# Set task:
Look through the material below. Copy every line with the string "this" in it.
--- Task data ---
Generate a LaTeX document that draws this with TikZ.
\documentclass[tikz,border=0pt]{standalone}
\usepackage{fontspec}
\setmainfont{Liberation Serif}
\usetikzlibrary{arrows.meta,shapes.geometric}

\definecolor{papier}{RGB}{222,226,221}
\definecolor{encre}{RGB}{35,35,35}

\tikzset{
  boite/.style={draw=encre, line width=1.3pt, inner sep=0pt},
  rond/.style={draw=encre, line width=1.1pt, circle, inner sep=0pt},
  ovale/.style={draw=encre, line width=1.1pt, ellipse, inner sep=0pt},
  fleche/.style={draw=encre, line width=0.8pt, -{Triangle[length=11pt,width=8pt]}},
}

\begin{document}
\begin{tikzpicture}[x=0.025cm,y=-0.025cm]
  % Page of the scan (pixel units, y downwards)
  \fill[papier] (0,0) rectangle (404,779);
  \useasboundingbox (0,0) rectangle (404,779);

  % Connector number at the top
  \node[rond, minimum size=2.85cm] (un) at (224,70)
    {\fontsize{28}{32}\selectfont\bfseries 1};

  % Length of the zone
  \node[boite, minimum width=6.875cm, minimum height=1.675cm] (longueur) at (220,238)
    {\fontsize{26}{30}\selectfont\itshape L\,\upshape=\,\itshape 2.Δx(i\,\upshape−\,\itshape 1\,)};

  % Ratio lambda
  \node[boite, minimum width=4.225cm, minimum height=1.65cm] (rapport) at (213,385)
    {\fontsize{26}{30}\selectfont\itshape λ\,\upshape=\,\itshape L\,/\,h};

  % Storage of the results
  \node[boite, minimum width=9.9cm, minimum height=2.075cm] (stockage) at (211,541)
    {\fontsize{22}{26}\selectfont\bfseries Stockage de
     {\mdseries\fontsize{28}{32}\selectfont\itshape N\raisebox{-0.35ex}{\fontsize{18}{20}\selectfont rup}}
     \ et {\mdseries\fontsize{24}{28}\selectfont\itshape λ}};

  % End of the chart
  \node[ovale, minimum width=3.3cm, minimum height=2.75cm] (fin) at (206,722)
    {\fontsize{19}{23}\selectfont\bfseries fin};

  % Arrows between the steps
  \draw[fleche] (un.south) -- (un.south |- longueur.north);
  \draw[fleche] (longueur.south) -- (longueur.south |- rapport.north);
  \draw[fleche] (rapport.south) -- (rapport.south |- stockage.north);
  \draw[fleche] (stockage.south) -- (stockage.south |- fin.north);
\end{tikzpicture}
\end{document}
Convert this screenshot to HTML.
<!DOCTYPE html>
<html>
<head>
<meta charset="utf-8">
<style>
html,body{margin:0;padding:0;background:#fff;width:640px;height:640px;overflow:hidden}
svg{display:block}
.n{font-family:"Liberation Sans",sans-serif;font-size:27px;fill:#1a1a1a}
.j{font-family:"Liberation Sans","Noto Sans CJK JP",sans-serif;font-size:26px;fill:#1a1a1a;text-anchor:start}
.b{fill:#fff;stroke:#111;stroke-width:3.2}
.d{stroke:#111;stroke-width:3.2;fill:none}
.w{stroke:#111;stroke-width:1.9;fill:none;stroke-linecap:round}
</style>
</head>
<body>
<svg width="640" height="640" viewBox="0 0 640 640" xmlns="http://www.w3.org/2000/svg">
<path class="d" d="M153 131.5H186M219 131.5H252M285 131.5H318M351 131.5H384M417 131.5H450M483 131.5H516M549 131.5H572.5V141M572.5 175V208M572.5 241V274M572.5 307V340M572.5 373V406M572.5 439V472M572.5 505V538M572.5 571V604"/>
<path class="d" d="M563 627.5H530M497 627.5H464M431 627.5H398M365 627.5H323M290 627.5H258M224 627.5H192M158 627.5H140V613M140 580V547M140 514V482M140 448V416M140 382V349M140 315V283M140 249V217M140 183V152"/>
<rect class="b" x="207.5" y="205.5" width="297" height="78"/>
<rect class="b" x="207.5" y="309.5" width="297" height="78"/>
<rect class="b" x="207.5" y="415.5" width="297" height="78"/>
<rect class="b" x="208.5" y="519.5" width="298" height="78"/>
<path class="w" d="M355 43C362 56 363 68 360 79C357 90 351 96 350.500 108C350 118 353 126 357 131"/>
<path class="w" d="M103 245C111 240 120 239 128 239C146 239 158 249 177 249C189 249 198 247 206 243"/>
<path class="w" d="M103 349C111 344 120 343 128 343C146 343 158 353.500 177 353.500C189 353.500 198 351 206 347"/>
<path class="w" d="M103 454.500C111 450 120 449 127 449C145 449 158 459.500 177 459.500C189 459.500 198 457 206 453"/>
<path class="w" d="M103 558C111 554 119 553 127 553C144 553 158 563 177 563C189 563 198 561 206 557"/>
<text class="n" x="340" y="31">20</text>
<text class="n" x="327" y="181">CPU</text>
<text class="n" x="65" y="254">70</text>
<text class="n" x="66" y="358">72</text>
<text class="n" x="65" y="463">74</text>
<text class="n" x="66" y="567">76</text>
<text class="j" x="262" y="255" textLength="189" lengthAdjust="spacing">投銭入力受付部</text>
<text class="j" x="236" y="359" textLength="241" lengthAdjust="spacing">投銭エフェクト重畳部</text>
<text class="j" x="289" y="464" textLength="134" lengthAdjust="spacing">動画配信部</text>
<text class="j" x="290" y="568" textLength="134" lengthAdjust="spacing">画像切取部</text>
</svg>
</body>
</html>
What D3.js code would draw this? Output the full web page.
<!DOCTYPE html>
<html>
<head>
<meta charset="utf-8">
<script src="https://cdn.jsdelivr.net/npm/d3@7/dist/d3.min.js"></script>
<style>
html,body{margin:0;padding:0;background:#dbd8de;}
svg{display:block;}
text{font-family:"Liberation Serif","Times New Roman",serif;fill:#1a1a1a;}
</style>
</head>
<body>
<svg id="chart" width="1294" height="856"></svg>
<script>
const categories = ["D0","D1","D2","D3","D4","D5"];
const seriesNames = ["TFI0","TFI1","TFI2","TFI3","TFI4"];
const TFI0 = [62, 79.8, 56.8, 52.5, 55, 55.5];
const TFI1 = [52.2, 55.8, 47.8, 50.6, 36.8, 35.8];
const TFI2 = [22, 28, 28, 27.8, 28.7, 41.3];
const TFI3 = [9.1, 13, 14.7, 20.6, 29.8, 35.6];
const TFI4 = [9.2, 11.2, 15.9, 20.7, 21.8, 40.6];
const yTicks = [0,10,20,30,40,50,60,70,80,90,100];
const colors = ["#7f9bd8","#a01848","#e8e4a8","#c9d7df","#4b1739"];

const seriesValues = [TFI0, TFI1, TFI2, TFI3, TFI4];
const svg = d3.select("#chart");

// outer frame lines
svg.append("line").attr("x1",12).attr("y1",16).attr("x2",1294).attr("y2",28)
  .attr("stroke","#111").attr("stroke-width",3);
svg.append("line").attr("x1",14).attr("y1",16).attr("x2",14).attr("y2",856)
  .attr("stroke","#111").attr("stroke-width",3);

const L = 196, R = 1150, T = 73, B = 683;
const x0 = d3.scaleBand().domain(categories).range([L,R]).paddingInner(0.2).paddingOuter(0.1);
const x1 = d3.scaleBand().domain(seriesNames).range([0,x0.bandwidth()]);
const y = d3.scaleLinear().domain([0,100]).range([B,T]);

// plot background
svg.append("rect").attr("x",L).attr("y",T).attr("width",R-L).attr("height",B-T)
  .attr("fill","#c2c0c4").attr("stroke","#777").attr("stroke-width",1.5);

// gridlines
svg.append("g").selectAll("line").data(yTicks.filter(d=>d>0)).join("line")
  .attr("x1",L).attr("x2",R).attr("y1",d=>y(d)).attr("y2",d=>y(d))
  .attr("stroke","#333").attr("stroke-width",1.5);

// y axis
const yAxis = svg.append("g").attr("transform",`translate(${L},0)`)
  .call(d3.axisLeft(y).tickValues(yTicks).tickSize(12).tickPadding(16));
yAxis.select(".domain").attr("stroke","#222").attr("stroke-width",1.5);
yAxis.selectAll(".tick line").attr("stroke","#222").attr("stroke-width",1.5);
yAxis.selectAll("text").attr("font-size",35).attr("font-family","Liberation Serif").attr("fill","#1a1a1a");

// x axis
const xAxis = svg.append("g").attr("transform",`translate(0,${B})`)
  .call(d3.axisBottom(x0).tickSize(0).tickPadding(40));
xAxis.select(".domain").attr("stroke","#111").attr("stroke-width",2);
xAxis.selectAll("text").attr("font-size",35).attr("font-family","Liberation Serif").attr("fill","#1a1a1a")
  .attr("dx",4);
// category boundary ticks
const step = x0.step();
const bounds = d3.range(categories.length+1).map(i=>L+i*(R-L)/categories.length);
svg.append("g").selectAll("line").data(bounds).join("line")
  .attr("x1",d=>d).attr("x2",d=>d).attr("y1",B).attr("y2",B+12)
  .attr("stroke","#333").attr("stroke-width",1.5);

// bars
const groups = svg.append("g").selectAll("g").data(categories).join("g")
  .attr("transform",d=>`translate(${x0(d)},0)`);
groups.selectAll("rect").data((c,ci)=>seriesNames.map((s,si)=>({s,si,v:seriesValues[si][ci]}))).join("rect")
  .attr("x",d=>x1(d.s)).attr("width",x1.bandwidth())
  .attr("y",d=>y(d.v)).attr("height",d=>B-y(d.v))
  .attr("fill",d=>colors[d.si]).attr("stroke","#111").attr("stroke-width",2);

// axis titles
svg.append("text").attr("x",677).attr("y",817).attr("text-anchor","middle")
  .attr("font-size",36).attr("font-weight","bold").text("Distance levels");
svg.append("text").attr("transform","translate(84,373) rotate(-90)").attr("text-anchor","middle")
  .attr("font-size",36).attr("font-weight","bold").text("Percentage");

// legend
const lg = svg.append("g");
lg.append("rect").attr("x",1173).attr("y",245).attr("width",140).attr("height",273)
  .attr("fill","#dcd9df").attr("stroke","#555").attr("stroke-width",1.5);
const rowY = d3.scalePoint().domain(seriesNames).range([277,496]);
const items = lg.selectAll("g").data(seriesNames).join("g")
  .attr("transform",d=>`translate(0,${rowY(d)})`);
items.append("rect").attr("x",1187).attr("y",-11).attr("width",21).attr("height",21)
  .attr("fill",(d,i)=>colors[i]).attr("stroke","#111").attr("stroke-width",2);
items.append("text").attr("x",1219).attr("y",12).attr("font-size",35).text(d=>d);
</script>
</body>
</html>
---
# Complete output:
Generate a LaTeX document that draws this with TikZ.
Convert this screenshot to HTML.
What D3.js code would draw this? Output the full web page.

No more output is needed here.